I have a tattoo on my forearm of a lady beetle. It represents to me how fortunate I am.
A gentle reminder to not sweat on the small stuff and appreciate the here and now. Ironically.. I don't really like the tattoo as it is too large and looks a bit like a cockroach with spots...but over the years I have looked past the cockroach and remembered the significance it has to me.
Ben doesn't like that I'm not 100% about the tattoo and has offered several times over the years to design an alternative to go over it. But it hasn't really bothered me too much and our ideas always just petered out...
In my previous post I mentioned that we were going to rent the farm and see how that went.
We changed our minds.
After speaking with various real estate agents and talking at length with each other we decided it would be best that we put the farm on the market. Our decision was primarily based on the fact that we have chosen to move up to Northern New South Wales to slow down. To give all our time and energy to our kids, our family and each other. Renting the farm may have been easy and taken care of itself but we also know that looking after a farm requires a lot of time and effort and it was just something that we thought would be best to hand over to someone else.
It was by no means an easy decision, but in the last few years when Ben and I have had to make some tough decisions we have asked ourselves, 'what do we need or want to do right NOW in our lives?' The focus is on the NOW not next year or the year after. NOW. Our answer was family.

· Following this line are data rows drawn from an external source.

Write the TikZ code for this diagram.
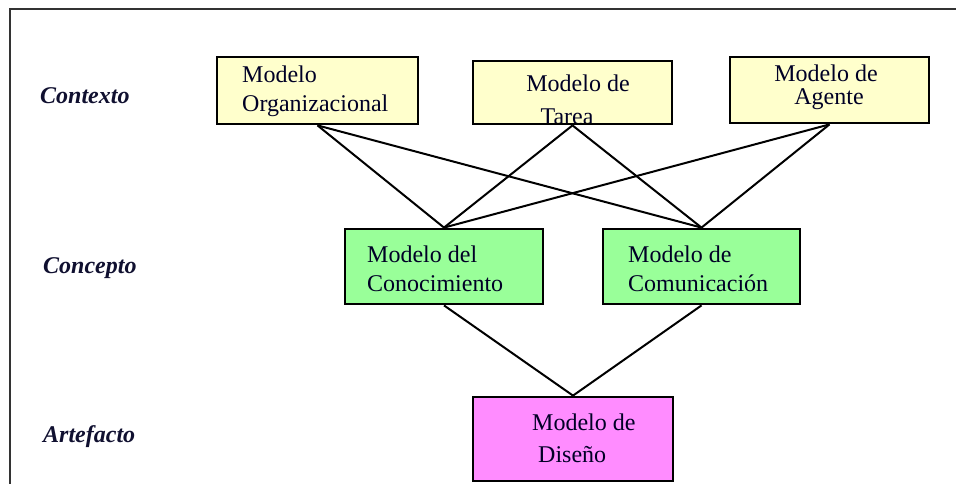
\documentclass[tikz,border=0pt]{standalone}
\usepackage{fontspec}
\setmainfont{Liberation Serif}
\definecolor{boxyellow}{HTML}{FFFFCC}
\definecolor{boxgreen}{HTML}{99FF99}
\definecolor{boxpink}{HTML}{FF8CFF}
\definecolor{framegray}{HTML}{333333}
\definecolor{labelnavy}{HTML}{101030}
\begin{document}
\begin{tikzpicture}[x=1pt,y=-1pt,
  modelbox/.style={draw=black,line width=2.8pt,rectangle,inner sep=0pt},
  boxtext/.style={inner sep=0pt,font=\fontsize{24}{29}\selectfont,text=black!85!blue},
  levellabel/.style={inner sep=0pt,anchor=base west,font=\fontsize{24}{29}\selectfont\bfseries\itshape,text=labelnavy},
  link/.style={draw=black,line width=2pt}]
\useasboundingbox (0,0) rectangle (956,484);
\fill[white] (0,0) rectangle (956,484);
% frame
\draw[framegray,line width=1.8pt] (10,490) -- (10,9) -- (960,9);

% boxes
\node[modelbox,fill=boxyellow,minimum width=201pt,minimum height=67pt] (org) at (317.5,90.5) {};
\node[modelbox,fill=boxyellow,minimum width=199pt,minimum height=63pt] (tar) at (572.5,92.5) {};
\node[modelbox,fill=boxyellow,minimum width=199pt,minimum height=66pt] (age) at (829.5,90) {};
\node[modelbox,fill=boxgreen,minimum width=198pt,minimum height=75pt] (kno) at (444,266.5) {};
\node[modelbox,fill=boxgreen,minimum width=197pt,minimum height=75pt] (com) at (701.5,266.5) {};
\node[modelbox,fill=boxpink,minimum width=200pt,minimum height=84pt] (dis) at (573,439) {};

% connectors
\draw[link] (org.south) -- (kno.north);
\draw[link] (org.south) -- (com.north);
\draw[link] (tar.south) -- (kno.north);
\draw[link] (tar.south) -- (com.north);
\draw[link] (age.south) -- (kno.north);
\draw[link] (age.south) -- (com.north);
\draw[link] (kno.south) -- (dis.north);
\draw[link] (com.south) -- (dis.north);

% box texts
\node[boxtext,anchor=base west] (orgA) at (242,83) {Modelo};
\node[boxtext,anchor=base west] (orgB) at (242,112) {Organizacional};
\node[boxtext,anchor=base] (tarA) at (578,92) {Modelo de};
\begin{scope}
  \clip (474,62) rectangle (671,122.5);
  \node[boxtext,anchor=base] (tarB) at (567,125) {Tarea};
\end{scope}
\node[boxtext,anchor=base] (ageA) at (826,82) {Modelo de};
\node[boxtext,anchor=base] (ageB) at (829,105) {Agente};
\node[boxtext,anchor=base west] (knoA) at (367,262) {Modelo del};
\node[boxtext,anchor=base west] (knoB) at (367,291) {Conocimiento};
\node[boxtext,anchor=base west] (comA) at (628,262) {Modelo de};
\node[boxtext,anchor=base west] (comB) at (628,291) {Comunicación};
\node[boxtext,anchor=base west] (disA) at (532,430) {Modelo de};
\node[boxtext,anchor=base west] (disB) at (538,462) {Diseño};

% level labels
\node[levellabel] (lctx) at (40,104) {Contexto};
\node[levellabel] (lcon) at (43,273) {Concepto};
\node[levellabel] (lart) at (43,442) {Artefacto};
\end{tikzpicture}
\end{document}
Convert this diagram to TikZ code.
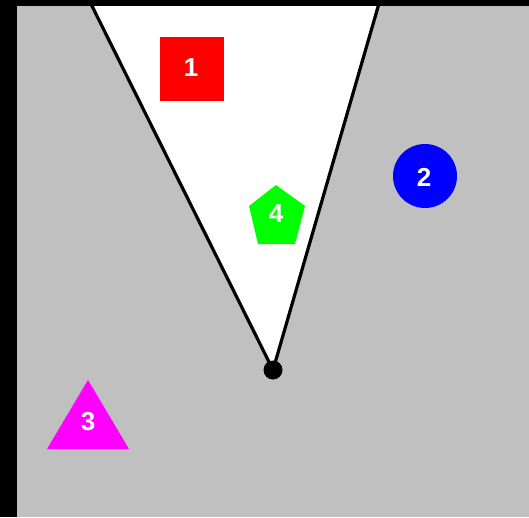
\documentclass[tikz,border=0pt]{standalone}
\usepackage{fontspec}
\setmainfont{Liberation Sans}
\usepackage{xcolor}
\definecolor{bggray}{RGB}{192,192,192}
\definecolor{objred}{RGB}{255,0,0}
\definecolor{objblue}{RGB}{0,0,255}
\definecolor{objgreen}{RGB}{0,255,0}
\definecolor{objmagenta}{RGB}{255,0,255}
\tikzset{
  digit/.style={text=white, font=\fontsize{26}{30}\selectfont\bfseries, inner sep=0pt}
}

\begin{document}
\begin{tikzpicture}[x=1pt, y=-1pt]
    \useasboundingbox (0,0) rectangle (529,517);

    % frame and gray floor
    \fill[black] (0,0) rectangle (529,517);
    \fill[bggray] (17,6) rectangle (529,517);

    \begin{scope}
    \clip (17,6) rectangle (529,517);
    % field of view (white cone)
    \fill[white] (91,6) -- (378,6) -- (273,370) -- cycle;
    \draw[line width=3.2pt] (273,370) -- (89,0);
    \draw[line width=3.2pt] (273,370) -- (380,0);
    \end{scope}

    % viewer at the apex
    \fill[black] (273,370) circle (9.5);

    % object 1 (square)
    \fill[objred] (160,37) rectangle (224,101);
    \node[digit] (lab1) at (191,68) {1};

    % object 2 (circle)
    \fill[objblue] (425,176) circle (32);
    \node[digit] (lab2) at (424,177) {2};

    % object 3 (triangle)
    \fill[objmagenta] (88,380) -- (129,449) -- (47,449) -- cycle;
    \node[digit] (lab3) at (88,422) {3};

    % object 4 (pentagon)
    \fill[objgreen] (276,185) -- (305,206) -- (295,244) -- (258,244) -- (249,206) -- cycle;
    \node[digit] (lab4) at (276,214) {4};

\end{tikzpicture}
\end{document}
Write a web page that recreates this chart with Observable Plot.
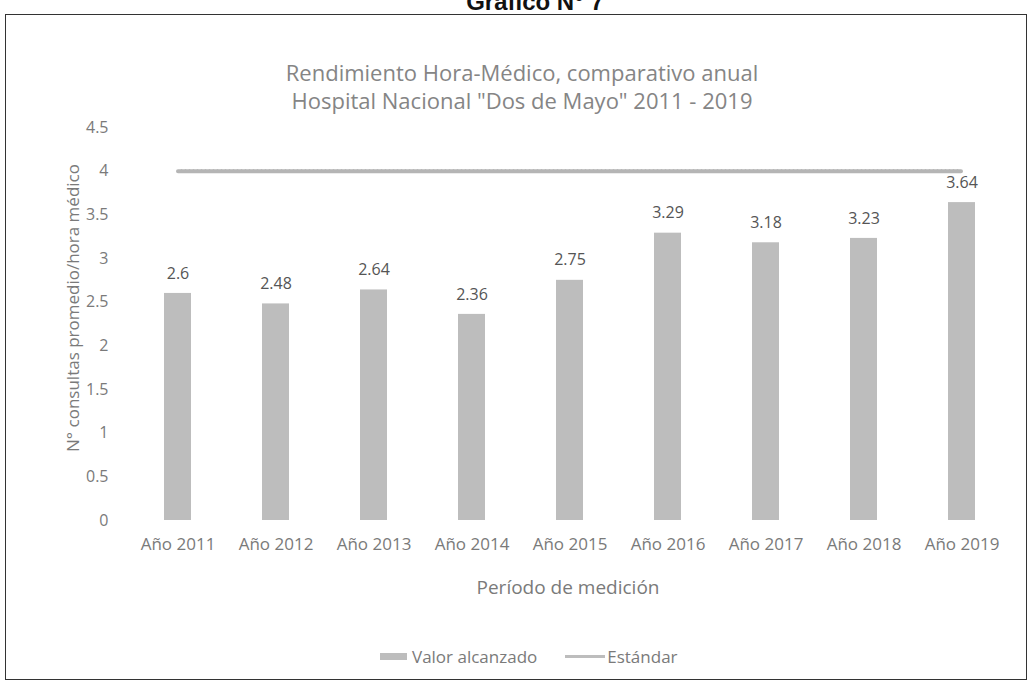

Once we made the decision to place the farm on the market we realised that our time was limited, with the kids school year, the house in Casuarina being completed around the same time, open houses, leaving enough settlement time, etc, we need to get everything ready VERY quickly.
We spoke with the real estate agent on the Thursday and agreed to be ready for photos and videographers a few days later...I honestly think we are completely crazy sometimes...actually I know we are.
Ben and I worked literally day and night. Ben built a new deck over the weekend!!! plus helped me rearranged some garden beds, buy some garden furniture, redecorated rooms, cleared out sheds, rooms, cupboards and shelves, painted, stained, weeded, planted, mulched, mowed and mowed some more. You know that tiredness, when you fall into bed and sleep for ten hours and wake up absolutely exhausted? That.
By Thursday she looked so, so beautiful. She deserved to look her absolute best. I wanted her to stand tall and proud. It was the least we could do for having the privilege of living on this little farm for the past 5 years.
The real estate agent called us early the following week and asked us to come into his office to discuss the details of the listing, choose photos and see what we thought of the video.
When I saw the video I cried. I was overwhelmed by how beautifully the videographers had captured her. I felt so much happiness, sadness, and relief all at the same time. After about the hundredth time of watching the video I still shed a tear....
As I have mentioned before, we have moved quite a few times over the last ten years. It's never easy saying goodbye to family, friends, or our community, but the actual house, the place, the stuff has never really mattered to me.
Do you know what I mean?
As long as I have my Benji, Eden, Kobi and Maya and see our families as often as we can, that's all I need. That's all that matters.
This time will be different. This time when I leave I will take a VERY large piece of this place with me. I will carry this farm in my heart forever. This farm has changed me as a person and I will be forever grateful. There are so many reasons and so many things I want to write here but I think that deserves a post of its own...
We signed a contract on Thursday. Unconditional. Sixty day settlement. After we signed the contract Benji and I went down the street for a glass of wine. Let it sink in. As we were walking down the street I told Benji that was still wasn't sure what to do with my lady beetle (cockroach) tattoo but I really wanted a tattoo that represented our farm. A daily reminder. Something that will always stay with me. That evening Benji sent me this..
Tomorrow she will be tattooed on my skin just as she is already tattooed in my heart.